SET PROBLEM: Using the listing below, extract each line that has the word "with" in it.

PROVIDED INFORMATION:
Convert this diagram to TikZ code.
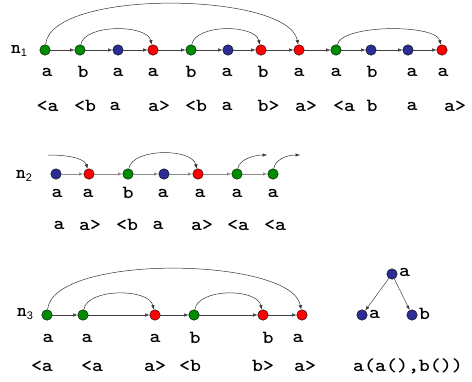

---

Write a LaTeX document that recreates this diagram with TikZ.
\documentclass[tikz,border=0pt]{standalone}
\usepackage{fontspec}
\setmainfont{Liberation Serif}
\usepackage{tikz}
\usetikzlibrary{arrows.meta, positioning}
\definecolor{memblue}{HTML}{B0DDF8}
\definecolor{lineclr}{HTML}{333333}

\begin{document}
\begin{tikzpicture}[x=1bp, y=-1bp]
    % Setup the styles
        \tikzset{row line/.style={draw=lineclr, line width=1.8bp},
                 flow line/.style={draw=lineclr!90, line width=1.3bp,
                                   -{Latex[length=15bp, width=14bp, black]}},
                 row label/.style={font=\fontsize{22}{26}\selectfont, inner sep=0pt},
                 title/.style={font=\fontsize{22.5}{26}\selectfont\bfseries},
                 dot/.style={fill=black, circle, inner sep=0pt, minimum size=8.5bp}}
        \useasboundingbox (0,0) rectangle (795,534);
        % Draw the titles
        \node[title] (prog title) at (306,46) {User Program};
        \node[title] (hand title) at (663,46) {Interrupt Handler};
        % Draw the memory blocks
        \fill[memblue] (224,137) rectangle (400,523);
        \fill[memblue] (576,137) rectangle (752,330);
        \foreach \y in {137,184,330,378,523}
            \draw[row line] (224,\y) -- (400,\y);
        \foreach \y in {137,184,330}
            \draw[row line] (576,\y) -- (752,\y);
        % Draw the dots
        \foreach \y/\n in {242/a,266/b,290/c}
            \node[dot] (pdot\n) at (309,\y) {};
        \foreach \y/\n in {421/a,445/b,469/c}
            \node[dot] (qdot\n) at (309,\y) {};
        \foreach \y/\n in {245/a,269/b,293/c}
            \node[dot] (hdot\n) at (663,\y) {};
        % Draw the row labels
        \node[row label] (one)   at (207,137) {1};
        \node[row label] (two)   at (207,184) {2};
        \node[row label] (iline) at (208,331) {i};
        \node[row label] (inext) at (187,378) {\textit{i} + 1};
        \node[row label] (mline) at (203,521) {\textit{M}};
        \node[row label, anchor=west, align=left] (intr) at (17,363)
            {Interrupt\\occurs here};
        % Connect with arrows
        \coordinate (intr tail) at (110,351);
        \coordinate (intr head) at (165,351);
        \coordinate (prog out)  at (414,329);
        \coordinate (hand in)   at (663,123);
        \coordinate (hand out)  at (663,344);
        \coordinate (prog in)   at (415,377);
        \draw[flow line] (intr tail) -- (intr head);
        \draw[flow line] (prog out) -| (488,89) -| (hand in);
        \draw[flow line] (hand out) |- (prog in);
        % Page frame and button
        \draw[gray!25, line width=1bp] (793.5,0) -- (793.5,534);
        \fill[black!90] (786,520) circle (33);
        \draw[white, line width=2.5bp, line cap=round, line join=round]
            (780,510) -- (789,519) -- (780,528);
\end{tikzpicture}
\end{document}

SOLUTION:
Write a LaTeX document that recreates this diagram with TikZ.
        % Connect with arrows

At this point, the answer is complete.